We will collect words whose ‘Positive’ or ‘Negative’ values are greater than 0 into two separate lists and convert words in those lists into lowercase.
#Load master dictionary
master = pd.read_csv("https://drive.google.com/file/d/0B4niqV00F3msaFZGUEZNTGtBblU/view?usp=sharing")
positive = master[master["Positive"]>0]
negative = master[master["Negative"]>0]
pos_words = positive["Word"].tolist()
neg_words = negative["Word"].tolist()
pos_words = [word.lower() for word in pos_words]
neg_words = [word.lower() for word in neg_words]
Retain only the ‘positive’ words and ‘negative’ words from the article text and print the count of each.
words_new_pos = [word for word in words_new if word in pos_words]
words_new_neg = [word for word in words_new if word in neg_words]
print("Positive Score: ",len(words_new_pos),"Negative Score: ",len(words_new_neg))
Positive Score: 1 Negative Score: 5
The above scores indicate that the article has a negative sentiment.

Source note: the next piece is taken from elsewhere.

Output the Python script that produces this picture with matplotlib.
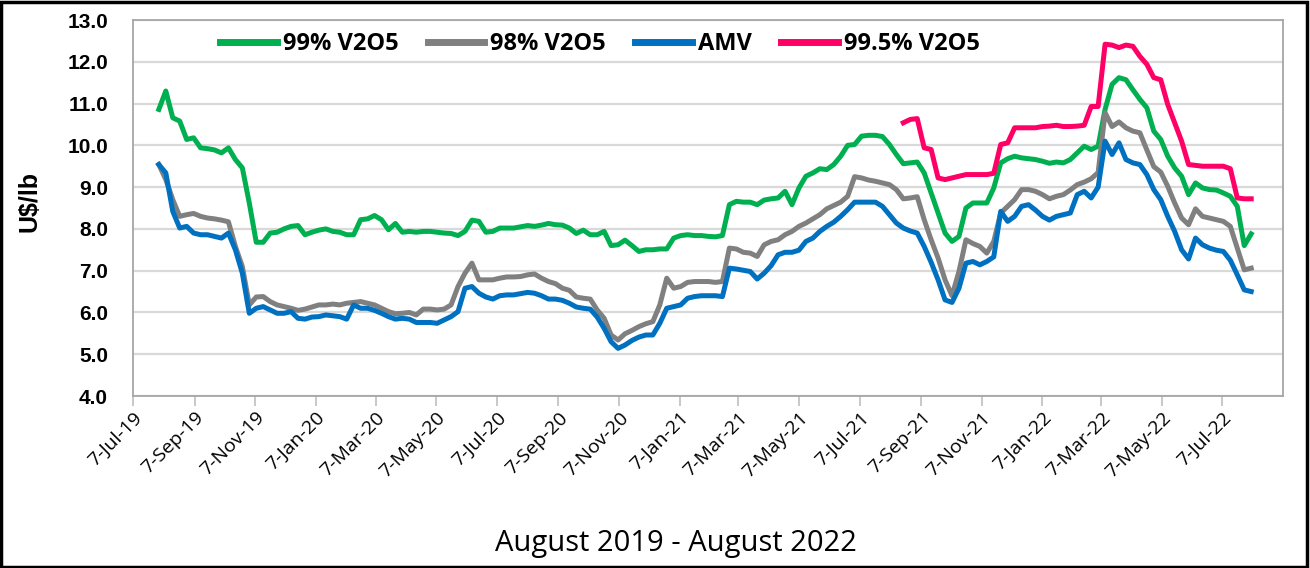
import matplotlib
matplotlib.use("Agg")
import matplotlib.pyplot as plt
import matplotlib.dates as mdates
import matplotlib.patches as mpatches
from matplotlib.ticker import FuncFormatter, MultipleLocator
import pandas as pd

# weekly price series, first week 2 Aug 2019, last week 5 Aug 2022
start_date = "2019-08-02"
n_weeks = 158

v2o5_99 = [
    10.86, 11.30, 10.66, 10.58, 10.14, 10.18, 9.94, 9.92, 9.89, 9.82, 9.94, 9.66, 9.46,
    8.62, 7.68, 7.68, 7.90, 7.92, 8.00, 8.06, 8.08, 7.86, 7.92, 7.97, 8.00, 7.94,
    7.92, 7.86, 7.86, 8.22, 8.24, 8.32, 8.22, 7.98, 8.13, 7.92, 7.94, 7.92, 7.94, 7.94,
    7.92, 7.90, 7.89, 7.84, 7.94, 8.21, 8.18, 7.92, 7.94, 8.02, 8.02, 8.02, 8.05, 8.08,
    8.06, 8.09, 8.13, 8.10, 8.09, 8.02, 7.89, 7.97, 7.86, 7.86, 7.94, 7.60, 7.62, 7.73,
    7.60, 7.46, 7.50, 7.50, 7.52, 7.52, 7.78, 7.84, 7.86, 7.84, 7.84, 7.82, 7.81,
    7.84, 8.58, 8.66, 8.64, 8.64, 8.58, 8.69, 8.72, 8.74, 8.90, 8.58, 8.98, 9.26, 9.34,
    9.44, 9.42, 9.54, 9.74, 10.00, 10.02, 10.22, 10.24, 10.24, 10.21, 10.02, 9.78, 9.56,
    9.58, 9.60, 9.34, 8.86, 8.38, 7.90, 7.70, 7.82, 8.50, 8.62, 8.62, 8.62, 8.98, 9.58,
    9.68, 9.74, 9.70, 9.68, 9.66, 9.62, 9.57, 9.60, 9.58, 9.66, 9.82, 9.98, 9.90, 9.98,
    10.86, 11.46, 11.62, 11.57, 11.33, 11.10, 10.90, 10.34, 10.14, 9.74, 9.46, 9.26,
    8.82, 9.10, 8.98, 8.94, 8.93, 8.86, 8.78, 8.54, 7.60, 7.88,
]

v2o5_98 = [
    9.54, 9.18, 8.70, 8.30, 8.34, 8.37, 8.30, 8.26, 8.24, 8.21, 8.17, 7.58, 7.10,
    6.18, 6.37, 6.38, 6.26, 6.18, 6.14, 6.10, 6.05, 6.08, 6.13, 6.18, 6.18, 6.20,
    6.18, 6.22, 6.24, 6.26, 6.22, 6.18, 6.10, 6.02, 5.97, 5.98, 6.00, 5.94, 6.08, 6.08,
    6.06, 6.08, 6.18, 6.62, 6.94, 7.18, 6.78, 6.78, 6.78, 6.82, 6.85, 6.85, 6.86, 6.90,
    6.92, 6.82, 6.74, 6.69, 6.58, 6.53, 6.37, 6.34, 6.32, 6.06, 5.86, 5.46, 5.34, 5.49,
    5.57, 5.66, 5.73, 5.78, 6.18, 6.82, 6.58, 6.62, 6.72, 6.74, 6.74, 6.74, 6.72,
    6.74, 7.54, 7.52, 7.44, 7.42, 7.34, 7.62, 7.70, 7.74, 7.86, 7.94, 8.06, 8.14, 8.24,
    8.34, 8.48, 8.56, 8.64, 8.78, 9.25, 9.22, 9.17, 9.14, 9.10, 9.06, 8.94, 8.72,
    8.74, 8.77, 8.22, 7.74, 7.30, 6.78, 6.40, 6.98, 7.74, 7.65, 7.58, 7.42, 7.70, 8.38,
    8.54, 8.70, 8.94, 8.94, 8.90, 8.82, 8.72, 8.78, 8.82, 8.93, 9.06, 9.12, 9.20, 9.35,
    10.78, 10.45, 10.56, 10.42, 10.34, 10.30, 9.89, 9.49, 9.36, 9.02, 8.62, 8.26,
    8.10, 8.48, 8.30, 8.26, 8.22, 8.18, 8.06, 7.54, 7.02, 7.06,
]

amv = [
    9.54, 9.34, 8.42, 8.02, 8.06, 7.90, 7.86, 7.86, 7.82, 7.78, 7.90, 7.50, 6.94,
    5.98, 6.10, 6.14, 6.06, 5.98, 5.98, 6.02, 5.86, 5.84, 5.89, 5.90, 5.94, 5.92,
    5.90, 5.84, 6.18, 6.10, 6.10, 6.05, 5.98, 5.90, 5.84, 5.86, 5.84, 5.76, 5.76, 5.76,
    5.74, 5.82, 5.90, 6.02, 6.58, 6.62, 6.46, 6.37, 6.32, 6.40, 6.42, 6.42, 6.45, 6.48,
    6.46, 6.40, 6.32, 6.32, 6.29, 6.22, 6.13, 6.10, 6.08, 5.89, 5.62, 5.30, 5.14, 5.22,
    5.33, 5.41, 5.46, 5.46, 5.74, 6.10, 6.14, 6.18, 6.34, 6.38, 6.40, 6.40, 6.40,
    6.38, 7.06, 7.04, 7.01, 6.98, 6.80, 6.94, 7.12, 7.38, 7.44, 7.44, 7.49, 7.70, 7.78,
    7.94, 8.06, 8.16, 8.30, 8.46, 8.64, 8.64, 8.64, 8.64, 8.54, 8.34, 8.14, 8.02,
    7.95, 7.90, 7.58, 7.20, 6.78, 6.30, 6.24, 6.58, 7.18, 7.22, 7.14, 7.22, 7.33, 8.42,
    8.18, 8.30, 8.54, 8.58, 8.45, 8.30, 8.21, 8.30, 8.34, 8.38, 8.82, 8.90, 8.74, 9.00,
    10.10, 9.78, 10.06, 9.66, 9.58, 9.54, 9.30, 8.94, 8.70, 8.30, 7.94, 7.50,
    7.28, 7.78, 7.62, 7.54, 7.49, 7.46, 7.25, 6.90, 6.54, 6.50,
]

# 99.5% series only starts in week 107 (mid Aug 2021)
v2o5_995_first_week = 107
v2o5_995 = [
    10.54, 10.62, 10.64, 9.94, 9.90, 9.22, 9.18, 9.22, 9.26, 9.30, 9.30, 9.30, 9.30,
    9.33, 10.02, 10.06, 10.42, 10.42, 10.42, 10.42, 10.45, 10.46, 10.48, 10.45, 10.45,
    10.46, 10.48, 10.93, 10.93, 12.42, 12.40, 12.34, 12.40, 12.37, 12.13, 11.94, 11.62,
    11.57, 10.98, 10.54, 10.10, 9.54, 9.52, 9.50, 9.50, 9.50, 9.50, 9.44, 8.74, 8.72, 8.72,
]

series_names = ["99% V2O5", "98% V2O5", "AMV", "99.5% V2O5"]
series_colors = ["#00B050", "#808080", "#0070C0", "#FF0066"]

dates = pd.date_range(start_date, periods=n_weeks, freq="7D")

W, H = 1310, 568
fig = plt.figure(figsize=(W / 100, H / 100), dpi=100)

# outer chart border
fig.patches.append(mpatches.Rectangle((0.001, 0.002), 0.997, 0.995, transform=fig.transFigure,
                                      fill=False, edgecolor="black", linewidth=2.5))

ax = fig.add_axes([133 / W, 1 - 396 / H, (1283 - 133) / W, (396 - 20) / H])

lw = 3.6
ax.plot(dates, v2o5_99, color=series_colors[0], lw=lw, label=series_names[0], solid_joinstyle="round")
ax.plot(dates, v2o5_98, color=series_colors[1], lw=lw, label=series_names[1], solid_joinstyle="round")
ax.plot(dates, amv, color=series_colors[2], lw=lw, label=series_names[2], solid_joinstyle="round")
ax.plot(dates[v2o5_995_first_week:], v2o5_995, color=series_colors[3], lw=lw,
        label=series_names[3], solid_joinstyle="round")

ax.set_ylim(4.0, 13.0)
ax.yaxis.set_major_locator(MultipleLocator(1.0))
ax.yaxis.set_major_formatter(FuncFormatter(lambda v, p: f"{v:.1f}"))
ax.grid(axis="y", color="#D9D9D9", lw=1.6)
ax.set_axisbelow(True)

ax.set_xlim(pd.Timestamp("2019-07-07"), pd.Timestamp("2022-09-06"))
ax.xaxis.set_major_locator(mdates.MonthLocator(bymonth=[1, 3, 5, 7, 9, 11], bymonthday=7))
ax.xaxis.set_major_formatter(FuncFormatter(
    lambda v, p: f"{mdates.num2date(v).day}-{mdates.num2date(v).strftime('%b-%y')}"))

for s in ax.spines.values():
    s.set_color("#A6A6A6")
    s.set_linewidth(1.3)

ax.tick_params(axis="y", length=0, pad=18)
ax.tick_params(axis="x", length=7, width=1.2, color="#BFBFBF", pad=2)
for t in ax.get_yticklabels():
    t.set_fontfamily("Liberation Sans")
    t.set_fontweight("bold")
    t.set_fontsize(15)
for t in ax.get_xticklabels():
    t.set_fontfamily("Open Sans")
    t.set_fontsize(14)
    t.set_rotation(45)
    t.set_ha("right")
    t.set_va("top")
    t.set_rotation_mode("anchor")

fig.text(30 / W, 1 - 201 / H, "U$/lb", rotation=90, ha="center", va="center",
         fontsize=18, fontweight="bold", family="Liberation Sans")
fig.text(676 / W, 1 - 544 / H, "August 2019 - August 2022", ha="center", va="center",
         fontsize=21, family="Open Sans")

leg = fig.legend(loc="center left", bbox_to_anchor=(220 / W, 1 - 44 / H), ncol=4,
                 frameon=False, handlelength=2.4, handletextpad=0.25, columnspacing=1.25,
                 borderpad=0, borderaxespad=0,
                 prop={"family": "Open Sans", "weight": "bold", "size": 17})
for h in leg.get_lines():
    h.set_linewidth(5)

fig.savefig("out.png", dpi=100)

Improving the sentiment analyzer.
The above method counts the number of positive words and negative words in the article and uses the difference in counts to indicate sentiment. The method can be improved by taking into account other collections (like constraining or uncertainity) in the master word list. Another improvement could give higher weight to ‘positive’ or ‘negative’ words that occur in the first section of the article.